**DATASET SECTION:**

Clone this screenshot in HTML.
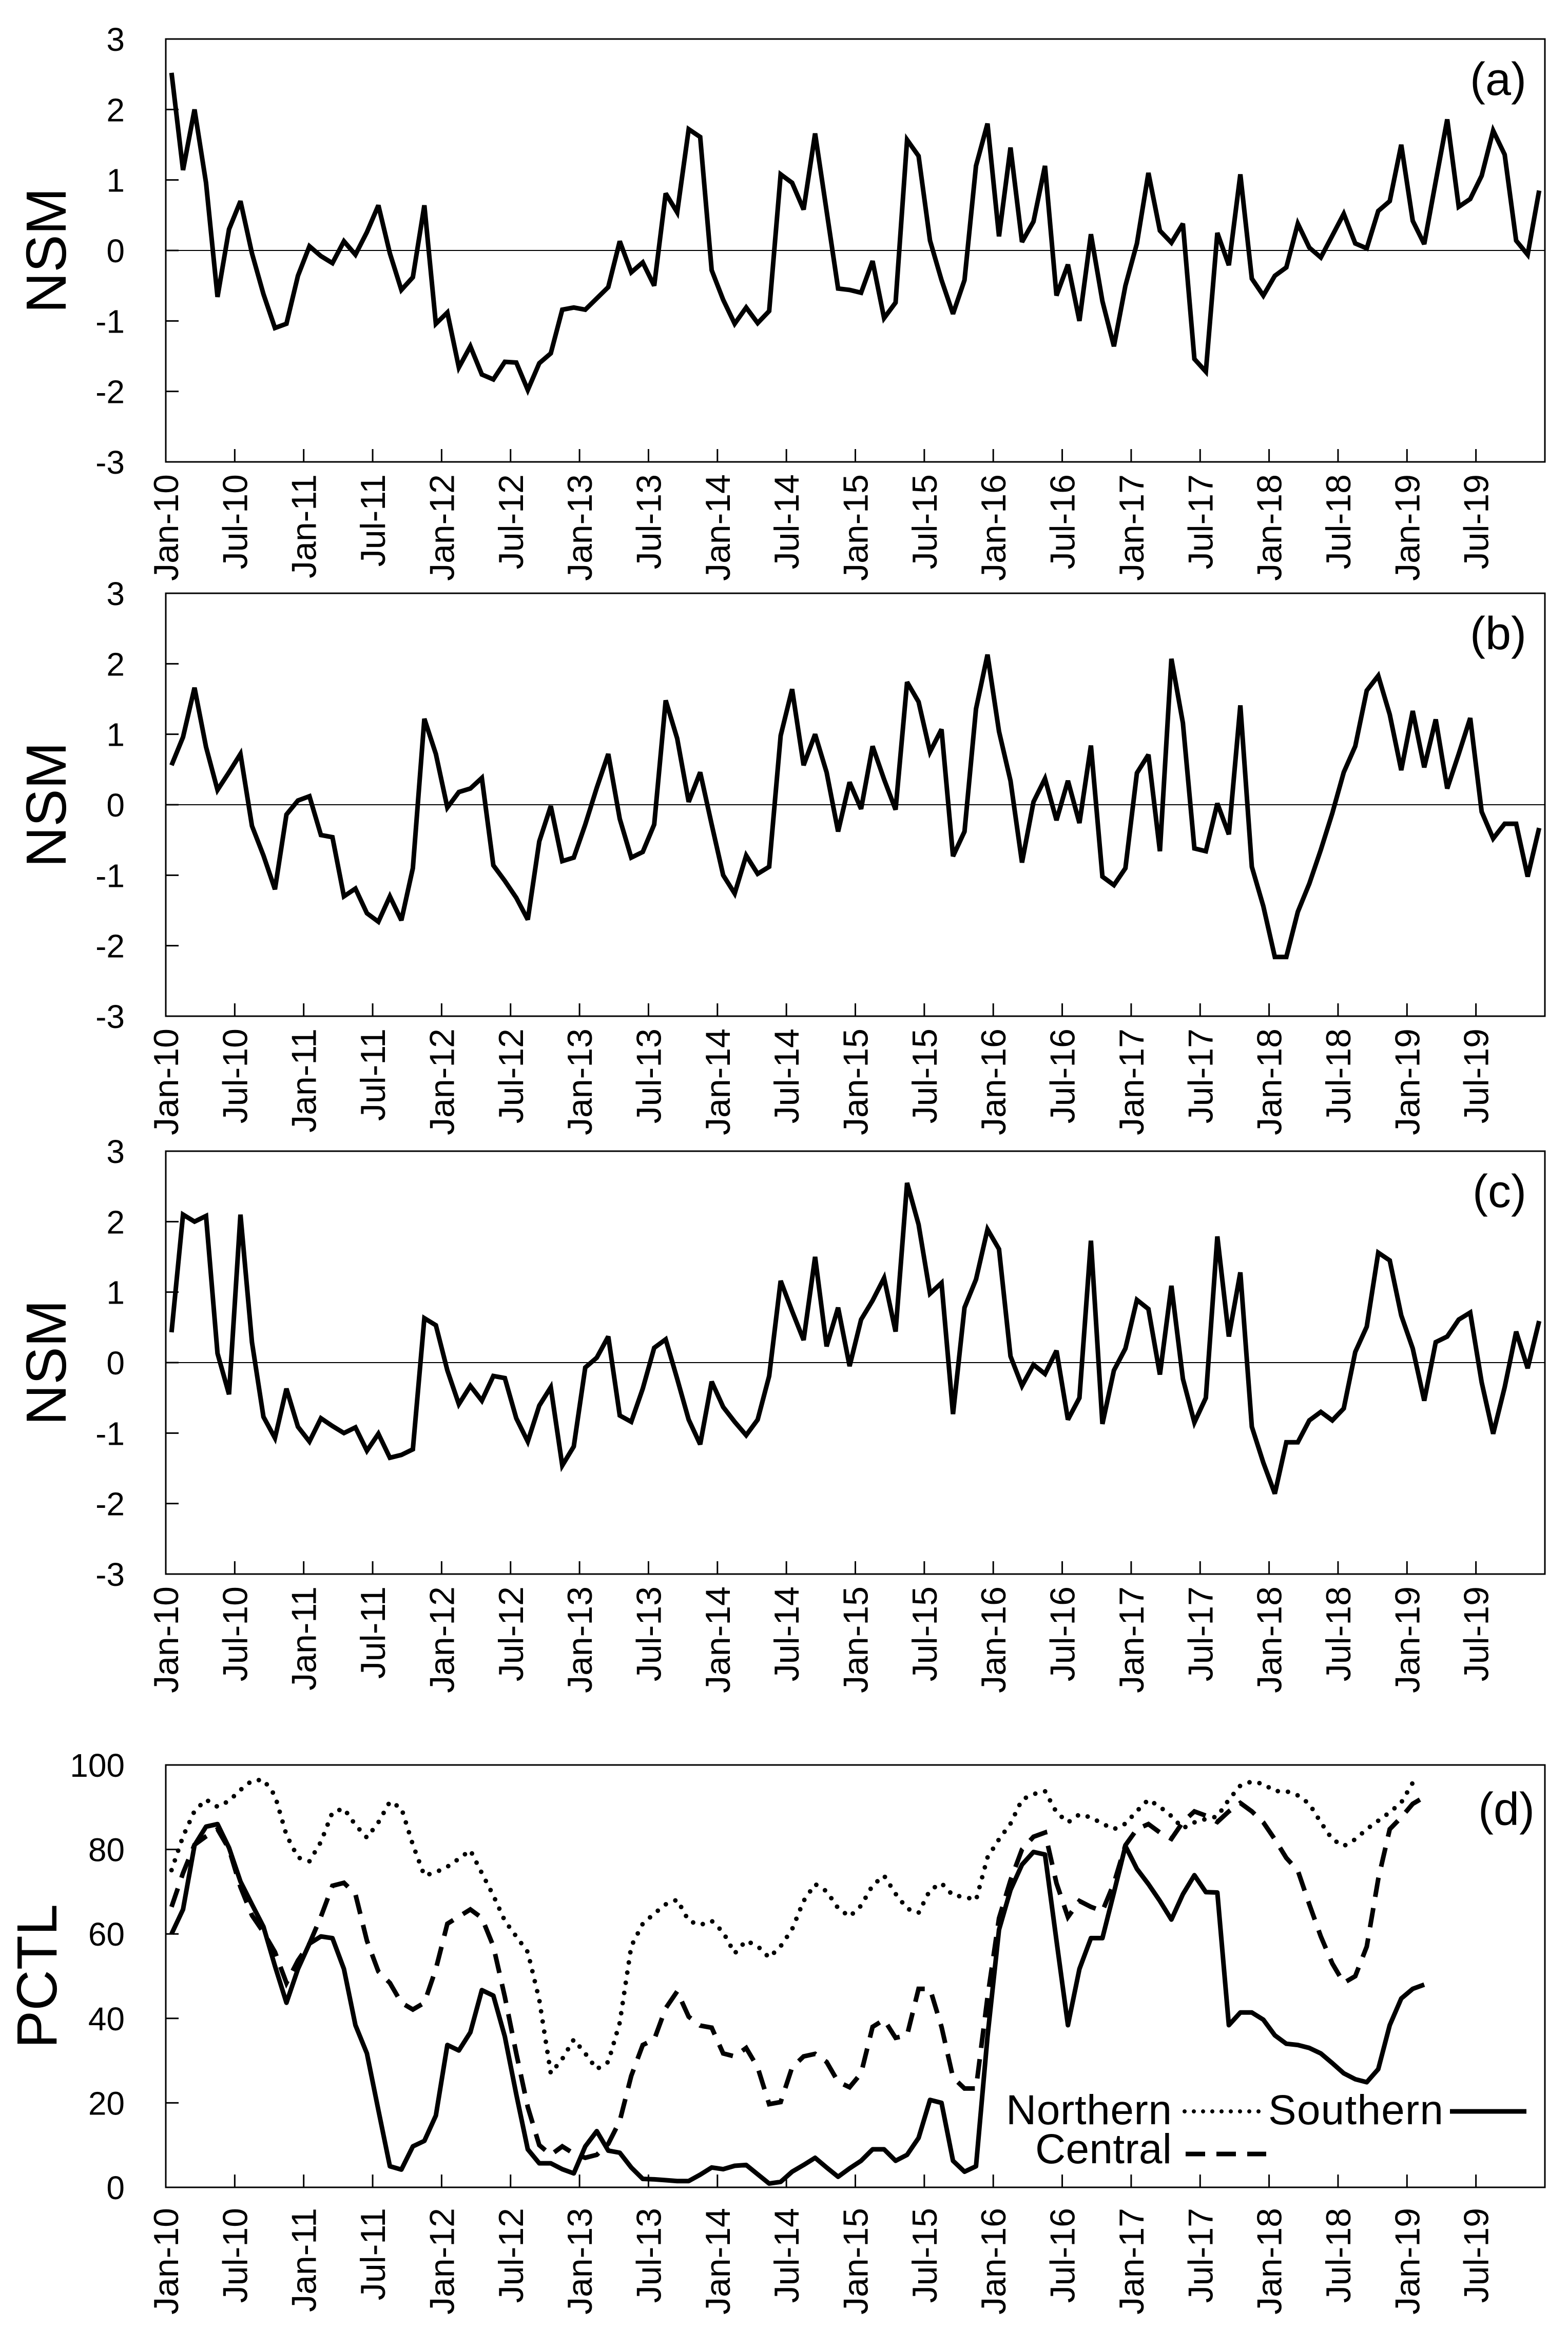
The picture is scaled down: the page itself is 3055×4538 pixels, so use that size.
<!DOCTYPE html>
<html><head><meta charset="utf-8">
<style>
html,body{margin:0;padding:0;background:#fff;}
svg{display:block;font-family:"Liberation Sans",Arial,sans-serif;}
</style></head>
<body>
<svg id="chart" width="3055" height="4538" viewBox="0 0 3055 4538" xmlns="http://www.w3.org/2000/svg"></svg>
<script>
// ---- data ----
const xTickLabels = ["Jan-10","Jul-10","Jan-11","Jul-11","Jan-12","Jul-12","Jan-13","Jul-13","Jan-14","Jul-14","Jan-15","Jul-15","Jan-16","Jul-16","Jan-17","Jul-17","Jan-18","Jul-18","Jan-19","Jul-19"];
const nsmTicks = [-3,-2,-1,0,1,2,3];
const pctlTicks = [0,20,40,60,80,100];
const nsmA = [2.52,1.14,2.0,0.96,-0.66,0.3,0.7,-0.04,-0.62,-1.1,-1.04,-0.36,0.06,-0.08,-0.18,0.13,-0.06,0.26,0.64,-0.04,-0.56,-0.38,0.64,-1.04,-0.88,-1.66,-1.36,-1.76,-1.83,-1.58,-1.59,-1.98,-1.6,-1.46,-0.84,-0.81,-0.84,-0.68,-0.52,0.13,-0.31,-0.17,-0.5,0.81,0.54,1.72,1.61,-0.28,-0.7,-1.04,-0.81,-1.03,-0.86,1.08,0.96,0.58,1.66,0.56,-0.54,-0.56,-0.6,-0.15,-0.96,-0.74,1.57,1.34,0.14,-0.42,-0.9,-0.42,1.2,1.8,0.2,1.46,0.12,0.41,1.2,-0.64,-0.2,-1.0,0.23,-0.72,-1.36,-0.5,0.1,1.1,0.28,0.11,0.38,-1.54,-1.72,0.25,-0.21,1.08,-0.4,-0.64,-0.36,-0.24,0.38,0.04,-0.1,0.21,0.52,0.1,0.03,0.56,0.7,1.5,0.42,0.09,0.98,1.86,0.62,0.73,1.06,1.7,1.36,0.14,-0.06,0.85];
const nsmB = [0.56,0.96,1.66,0.82,0.21,0.46,0.72,-0.3,-0.72,-1.2,-0.14,0.06,0.12,-0.43,-0.46,-1.3,-1.19,-1.54,-1.66,-1.3,-1.64,-0.9,1.22,0.72,-0.04,0.18,0.23,0.38,-0.86,-1.08,-1.32,-1.63,-0.52,-0.02,-0.8,-0.75,-0.28,0.24,0.72,-0.2,-0.75,-0.67,-0.28,1.48,0.94,0.04,0.46,-0.28,-1.0,-1.26,-0.72,-0.98,-0.88,0.98,1.64,0.56,1.0,0.46,-0.38,0.32,-0.06,0.83,0.36,-0.07,1.74,1.46,0.75,1.07,-0.73,-0.38,1.36,2.13,1.04,0.34,-0.82,0.04,0.37,-0.22,0.34,-0.26,0.84,-1.02,-1.14,-0.9,0.45,0.71,-0.66,2.07,1.16,-0.62,-0.66,0.02,-0.42,1.41,-0.88,-1.44,-2.16,-2.16,-1.52,-1.12,-0.64,-0.12,0.46,0.83,1.62,1.83,1.28,0.49,1.33,0.53,1.21,0.23,0.72,1.23,-0.1,-0.48,-0.27,-0.27,-1.02,-0.33];
const nsmC = [0.43,2.1,2.0,2.08,0.13,-0.45,2.1,0.29,-0.77,-1.07,-0.37,-0.91,-1.12,-0.79,-0.9,-1.0,-0.92,-1.25,-1.01,-1.35,-1.31,-1.23,0.63,0.53,-0.11,-0.59,-0.33,-0.54,-0.19,-0.22,-0.79,-1.12,-0.61,-0.35,-1.46,-1.19,-0.07,0.07,0.37,-0.75,-0.84,-0.37,0.21,0.33,-0.23,-0.81,-1.16,-0.27,-0.63,-0.84,-1.03,-0.81,-0.19,1.16,0.73,0.32,1.5,0.23,0.78,-0.05,0.61,0.88,1.2,0.44,2.55,1.96,0.98,1.13,-0.73,0.78,1.18,1.89,1.61,0.09,-0.33,-0.03,-0.16,0.17,-0.81,-0.5,1.73,-0.87,-0.11,0.2,0.89,0.76,-0.17,1.09,-0.23,-0.85,-0.5,1.79,0.37,1.28,-0.91,-1.42,-1.86,-1.13,-1.13,-0.82,-0.7,-0.82,-0.65,0.15,0.51,1.56,1.45,0.67,0.2,-0.54,0.29,0.37,0.61,0.71,-0.28,-1.01,-0.35,0.44,-0.08,0.59];
const pctlNorthern = [75.1,83.1,89.1,91.8,90.1,91.5,94.1,96.3,96.5,92.8,83.4,78.1,77.2,81.8,88.8,89.7,85.8,82.8,86.4,91.3,89.8,81.1,73.8,74.6,75.9,77.8,79.8,74.4,69.1,63.1,59.4,55.7,44.4,27,30.4,35,31.7,28,29.7,39,57.1,62.4,64.8,67,68.1,63.1,62.1,63.1,60.4,55.4,58.4,57.1,54.4,57.1,61.1,67.8,71.8,70.1,66.1,64.1,66.7,71.5,73.8,69.5,66,65,70.4,72,69.1,68.8,68,78.1,82.4,86.1,91.8,93.1,93.8,88.8,86.4,88.3,87.6,86.1,84.8,86.1,89.1,91.8,90.1,87.9,85,86.4,87.2,87.8,91.8,95.1,96.1,95.5,93.8,93.8,92.8,90.8,86.4,82.4,80.8,82.4,84.8,86.8,88.8,91.1,95.8];
const pctlCentral = [66.4,74.4,81.1,83.1,84.8,80.1,71.1,64.4,60.4,55.7,48.4,53.7,57.7,64.1,71.4,72.1,69.4,58.4,51.1,48.4,43.7,42.1,43.7,51.7,62.4,64.1,65.8,63.8,57.1,45.1,31.7,19,10,7.7,9.7,8,7,7.7,10.3,15.7,26.4,33.7,35,42.4,46.4,40.4,38.3,37.8,31.7,31,33,28.4,19.7,20.2,28.4,31,31.6,29.7,25,23.7,27,38,39.7,35.4,36,47,47,38,26,23.4,23.4,45,63.7,72.7,80,83,84,72,64,67.8,66.4,65.4,72,81,84.8,86,84,82.5,86.5,89,88,86.5,89,91,89,86.4,82.4,78,75,67,59.4,53,48.4,50,57,73,84.8,87.6,90.8,92.4];
const pctlSouthern = [60,65.8,81,85.4,86,80.4,72.4,67,61.7,52.4,43.7,51.7,57.7,59.4,59,51.7,38.4,31.7,18.3,5,4.2,9.7,11,17,33.7,32.4,36.7,46.7,45.4,35.7,22,9,5.7,5.7,4.3,3.3,9.7,13.3,8.7,8.2,4.7,2,1.9,1.7,1.5,1.5,3,4.7,4.3,5.1,5.3,3.1,0.9,1.3,3.7,5.3,7,4.7,2.5,4.5,6.3,9,9,6.3,7.7,11.7,20.7,20,6.3,3.7,5,35.7,61,70.4,76.4,79.4,78.8,58.4,38.4,51.7,59,59,69.8,80.8,75.4,71.8,67.8,63.4,69.4,73.9,69.9,69.8,38.4,41.4,41.4,39.7,36,34,33.7,33,31.7,29.4,27,25.6,24.9,28,38.4,44.7,47,48];

// ---- layout ----
const NS = "http://www.w3.org/2000/svg";
const svg = document.getElementById("chart");
const X0 = 323, X1 = 3010, NMONTHS = 120;
const panels = [
  {key:"a", top:76, bottom:900, series:[nsmA], labelY:185},
  {key:"b", top:1156, bottom:1980, series:[nsmB], labelY:1265},
  {key:"c", top:2243, bottom:3067, series:[nsmC], labelY:2352}
];
function mk(tag, attrs, parent){ const e=document.createElementNS(NS,tag); for(const k in attrs) e.setAttribute(k,attrs[k]); (parent||svg).appendChild(e); return e; }
function xPos(i){ return X0 + (i+0.5)*(X1-X0)/NMONTHS; }
function xBound(m){ return X0 + m*(X1-X0)/NMONTHS; }

function drawFrame(g, top, bottom, yTicks, yMin, yMax, yTitle, labelGap){
  const yS = v => bottom - (v-yMin)/(yMax-yMin)*(bottom-top);
  const frame = mk("rect",{x:X0,y:top,width:X1-X0,height:bottom-top,fill:"none",stroke:"#000","stroke-width":3},g);
  
  
  yTicks.forEach(t=>{
    const y=yS(t);
    const tk=mk("line",{x1:X0,x2:X0+25,y1:y,y2:y,stroke:"#000","stroke-width":3},g);
    
    
    const tl=mk("text",{x:243,y:y+23,"text-anchor":"end","font-size":64,fill:"#000"},g);
    tl.textContent=String(t);
    
    
  });
  xTickLabels.forEach((lab,k)=>{
    const x=xBound(k*6);
    const tk=mk("line",{x1:x,x2:x,y1:bottom,y2:bottom-25,stroke:"#000","stroke-width":3},g);
    
    
    const tl=mk("text",{x:0,y:0,"text-anchor":"end","font-size":68,fill:"#000",transform:`translate(${x+24},${bottom+labelGap}) rotate(-90)`},g);
    tl.textContent=lab;
    
    
  });
  const cy=(top+bottom)/2;
  const tt=mk("text",{x:0,y:0,"text-anchor":"middle","font-size":110,fill:"#000",transform:`translate(${yTitle==="PCTL"?110:128},${cy}) rotate(-90)`},g);
  tt.textContent=yTitle;
  
  
  return yS;
}
function linePath(vals, yS){ return vals.map((v,i)=>(i?"L":"M")+xPos(i).toFixed(1)+" "+yS(v).toFixed(1)).join(" "); }

panels.forEach(p=>{
  const g=mk("g",{});
  
  
  const yS=drawFrame(g,p.top,p.bottom,nsmTicks,-3,3,"NSM",24);
  const z=mk("line",{x1:X0,x2:X1,y1:yS(0),y2:yS(0),stroke:"#000","stroke-width":2},g);
  
  
  const pl=mk("path",{d:linePath(p.series[0],yS),fill:"none",stroke:"#000","stroke-width":9,"stroke-linejoin":"miter","stroke-miterlimit":3},g);
  
  
  const lab=mk("text",{x:2974,y:p.labelY,"text-anchor":"end","font-size":90,fill:"#000"},g);
  lab.textContent="("+p.key+")";
  
  
});

// panel d
const gd=mk("g",{});


const ySd=drawFrame(gd,3439,4262,pctlTicks,0,100,"PCTL",40);
const sN=mk("path",{d:linePath(pctlNorthern,ySd),fill:"none",stroke:"#000","stroke-width":9,"stroke-linecap":"round","stroke-dasharray":"0 20"},gd);


const sC=mk("path",{d:linePath(pctlCentral,ySd),fill:"none",stroke:"#000","stroke-width":9,"stroke-dasharray":"38 22"},gd);


const sS=mk("path",{d:linePath(pctlSouthern,ySd),fill:"none",stroke:"#000","stroke-width":9,"stroke-linejoin":"round"},gd);


const dl=mk("text",{x:2990,y:3556,"text-anchor":"end","font-size":90,fill:"#000"},gd);
dl.textContent="(d)";



// legend
const lg=mk("g",{});


const t1=mk("text",{x:2283,y:4139,"text-anchor":"end","font-size":82,fill:"#000",textLength:323},lg);
t1.textContent="Northern";


const l1=mk("line",{x1:2308,x2:2454,y1:4114,y2:4114,stroke:"#000","stroke-width":8,"stroke-linecap":"round","stroke-dasharray":"0 18"},lg);


const t2=mk("text",{x:2471,y:4139,"font-size":82,fill:"#000",textLength:341},lg);
t2.textContent="Southern";


const l2=mk("line",{x1:2825,x2:2974,y1:4114,y2:4114,stroke:"#000","stroke-width":9},lg);


const t3=mk("text",{x:2283,y:4215,"text-anchor":"end","font-size":82,fill:"#000",textLength:266},lg);
t3.textContent="Central";


const l3=mk("line",{x1:2310,x2:2467,y1:4197,y2:4197,stroke:"#000","stroke-width":9,"stroke-dasharray":"38 22"},lg);


</script>
</body></html>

**WRITTEN EXERCISE:**
Which lines include the word "size"? Copy every one of them.

**FULL ANSWER:**
The picture is scaled down: the page itself is 3055×4538 pixels, so use that size.
    const tl=mk("text",{x:243,y:y+23,"text-anchor":"end","font-size":64,fill:"#000"},g);
    const tl=mk("text",{x:0,y:0,"text-anchor":"end","font-size":68,fill:"#000",transform:`translate(${x+24},${bottom+labelGap}) rotate(-90)`},g);
  const tt=mk("text",{x:0,y:0,"text-anchor":"middle","font-size":110,fill:"#000",transform:`translate(${yTitle==="PCTL"?110:128},${cy}) rotate(-90)`},g);
  const lab=mk("text",{x:2974,y:p.labelY,"text-anchor":"end","font-size":90,fill:"#000"},g);
const dl=mk("text",{x:2990,y:3556,"text-anchor":"end","font-size":90,fill:"#000"},gd);
const t1=mk("text",{x:2283,y:4139,"text-anchor":"end","font-size":82,fill:"#000",textLength:323},lg);
const t2=mk("text",{x:2471,y:4139,"font-size":82,fill:"#000",textLength:341},lg);
const t3=mk("text",{x:2283,y:4215,"text-anchor":"end","font-size":82,fill:"#000",textLength:266},lg);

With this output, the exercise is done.